> AIM OF THE EXERCISE
Below is some material; set it all down exactly, apart from the pictures.

-- Start of MATERIAL PROVIDED --

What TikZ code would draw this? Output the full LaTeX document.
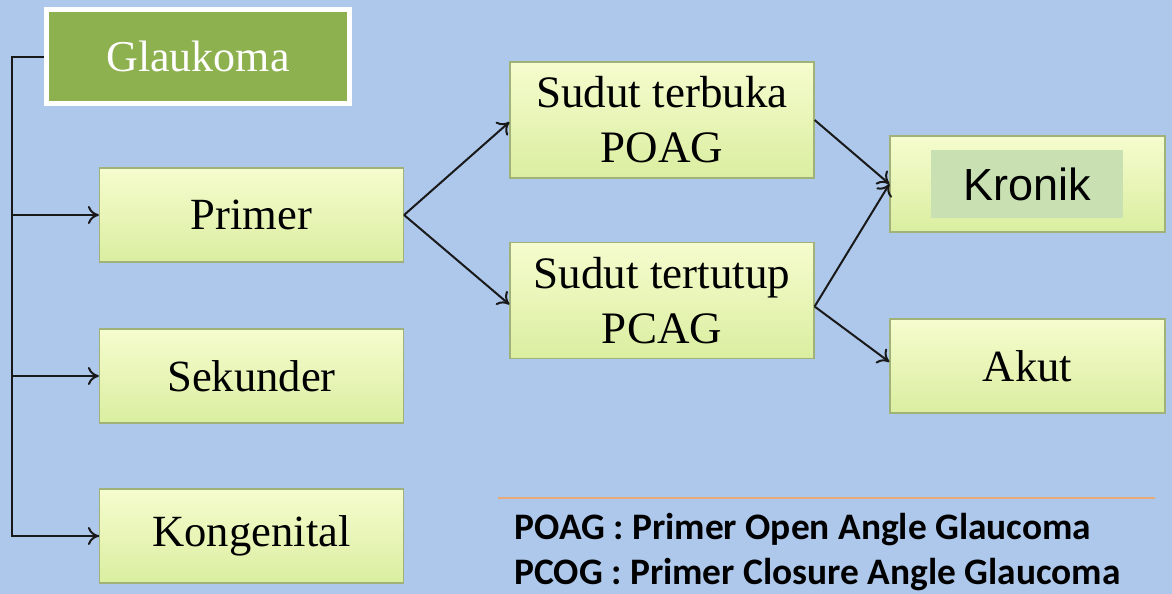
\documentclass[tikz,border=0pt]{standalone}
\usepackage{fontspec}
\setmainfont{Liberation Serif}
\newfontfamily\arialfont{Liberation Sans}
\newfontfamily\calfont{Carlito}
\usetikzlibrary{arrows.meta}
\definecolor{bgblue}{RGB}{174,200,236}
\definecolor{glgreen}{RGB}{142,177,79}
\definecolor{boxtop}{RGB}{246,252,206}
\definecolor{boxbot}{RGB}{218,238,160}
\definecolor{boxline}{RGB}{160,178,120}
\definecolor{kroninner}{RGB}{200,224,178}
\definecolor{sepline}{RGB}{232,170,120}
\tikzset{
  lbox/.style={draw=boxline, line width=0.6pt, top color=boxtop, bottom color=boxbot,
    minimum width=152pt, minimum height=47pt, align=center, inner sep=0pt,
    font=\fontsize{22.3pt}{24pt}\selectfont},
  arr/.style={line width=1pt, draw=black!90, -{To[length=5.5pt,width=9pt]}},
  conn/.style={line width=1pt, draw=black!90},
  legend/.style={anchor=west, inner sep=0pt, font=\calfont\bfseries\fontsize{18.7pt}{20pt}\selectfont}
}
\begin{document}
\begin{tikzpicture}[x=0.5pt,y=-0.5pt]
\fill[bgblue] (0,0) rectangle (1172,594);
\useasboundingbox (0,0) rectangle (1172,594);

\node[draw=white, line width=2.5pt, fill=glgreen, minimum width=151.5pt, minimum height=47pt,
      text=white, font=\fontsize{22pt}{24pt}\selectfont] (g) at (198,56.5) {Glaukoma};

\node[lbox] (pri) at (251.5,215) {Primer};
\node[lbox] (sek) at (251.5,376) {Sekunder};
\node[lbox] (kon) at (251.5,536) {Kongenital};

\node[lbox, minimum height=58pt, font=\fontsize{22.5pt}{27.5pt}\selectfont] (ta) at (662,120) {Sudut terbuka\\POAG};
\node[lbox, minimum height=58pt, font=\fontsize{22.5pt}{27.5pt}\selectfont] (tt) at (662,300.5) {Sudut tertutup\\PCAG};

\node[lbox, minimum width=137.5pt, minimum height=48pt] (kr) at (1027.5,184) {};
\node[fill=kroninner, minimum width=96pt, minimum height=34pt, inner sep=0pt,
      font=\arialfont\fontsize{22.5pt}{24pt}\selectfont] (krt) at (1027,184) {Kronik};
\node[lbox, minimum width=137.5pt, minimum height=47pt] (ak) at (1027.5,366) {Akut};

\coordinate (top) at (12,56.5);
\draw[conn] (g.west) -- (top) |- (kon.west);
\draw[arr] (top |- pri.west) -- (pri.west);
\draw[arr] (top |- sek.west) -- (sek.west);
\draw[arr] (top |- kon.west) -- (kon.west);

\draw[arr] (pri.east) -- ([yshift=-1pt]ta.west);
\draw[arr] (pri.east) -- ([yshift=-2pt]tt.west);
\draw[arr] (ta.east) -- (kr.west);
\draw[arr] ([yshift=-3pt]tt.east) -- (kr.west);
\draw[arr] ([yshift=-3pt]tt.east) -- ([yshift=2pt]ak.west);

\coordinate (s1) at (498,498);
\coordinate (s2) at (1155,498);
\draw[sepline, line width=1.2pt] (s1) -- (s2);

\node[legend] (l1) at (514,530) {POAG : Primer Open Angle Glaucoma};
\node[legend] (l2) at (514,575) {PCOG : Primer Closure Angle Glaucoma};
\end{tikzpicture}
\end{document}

-- End of MATERIAL PROVIDED --

> ANSWER TO THIS EXERCISE
What TikZ code would draw this? Output the full LaTeX document.
\documentclass[tikz,border=0pt]{standalone}
\usepackage{fontspec}
\setmainfont{Liberation Serif}
\newfontfamily\arialfont{Liberation Sans}
\newfontfamily\calfont{Carlito}
\usetikzlibrary{arrows.meta}
\definecolor{bgblue}{RGB}{174,200,236}
\definecolor{glgreen}{RGB}{142,177,79}
\definecolor{boxtop}{RGB}{246,252,206}
\definecolor{boxbot}{RGB}{218,238,160}
\definecolor{boxline}{RGB}{160,178,120}
\definecolor{kroninner}{RGB}{200,224,178}
\definecolor{sepline}{RGB}{232,170,120}
\tikzset{
  lbox/.style={draw=boxline, line width=0.6pt, top color=boxtop, bottom color=boxbot,
    minimum width=152pt, minimum height=47pt, align=center, inner sep=0pt,
    font=\fontsize{22.3pt}{24pt}\selectfont},
  arr/.style={line width=1pt, draw=black!90, -{To[length=5.5pt,width=9pt]}},
  conn/.style={line width=1pt, draw=black!90},
  legend/.style={anchor=west, inner sep=0pt, font=\calfont\bfseries\fontsize{18.7pt}{20pt}\selectfont}
}
\begin{document}
\begin{tikzpicture}[x=0.5pt,y=-0.5pt]
\fill[bgblue] (0,0) rectangle (1172,594);
\useasboundingbox (0,0) rectangle (1172,594);

\node[draw=white, line width=2.5pt, fill=glgreen, minimum width=151.5pt, minimum height=47pt,
      text=white, font=\fontsize{22pt}{24pt}\selectfont] (g) at (198,56.5) {Glaukoma};

\node[lbox] (pri) at (251.5,215) {Primer};
\node[lbox] (sek) at (251.5,376) {Sekunder};
\node[lbox] (kon) at (251.5,536) {Kongenital};

\node[lbox, minimum height=58pt, font=\fontsize{22.5pt}{27.5pt}\selectfont] (ta) at (662,120) {Sudut terbuka\\POAG};
\node[lbox, minimum height=58pt, font=\fontsize{22.5pt}{27.5pt}\selectfont] (tt) at (662,300.5) {Sudut tertutup\\PCAG};

\node[lbox, minimum width=137.5pt, minimum height=48pt] (kr) at (1027.5,184) {};
\node[fill=kroninner, minimum width=96pt, minimum height=34pt, inner sep=0pt,
      font=\arialfont\fontsize{22.5pt}{24pt}\selectfont] (krt) at (1027,184) {Kronik};
\node[lbox, minimum width=137.5pt, minimum height=47pt] (ak) at (1027.5,366) {Akut};

\coordinate (top) at (12,56.5);
\draw[conn] (g.west) -- (top) |- (kon.west);
\draw[arr] (top |- pri.west) -- (pri.west);
\draw[arr] (top |- sek.west) -- (sek.west);
\draw[arr] (top |- kon.west) -- (kon.west);

\draw[arr] (pri.east) -- ([yshift=-1pt]ta.west);
\draw[arr] (pri.east) -- ([yshift=-2pt]tt.west);
\draw[arr] (ta.east) -- (kr.west);
\draw[arr] ([yshift=-3pt]tt.east) -- (kr.west);
\draw[arr] ([yshift=-3pt]tt.east) -- ([yshift=2pt]ak.west);

\coordinate (s1) at (498,498);
\coordinate (s2) at (1155,498);
\draw[sepline, line width=1.2pt] (s1) -- (s2);

\node[legend] (l1) at (514,530) {POAG : Primer Open Angle Glaucoma};
\node[legend] (l2) at (514,575) {PCOG : Primer Closure Angle Glaucoma};
\end{tikzpicture}
\end{document}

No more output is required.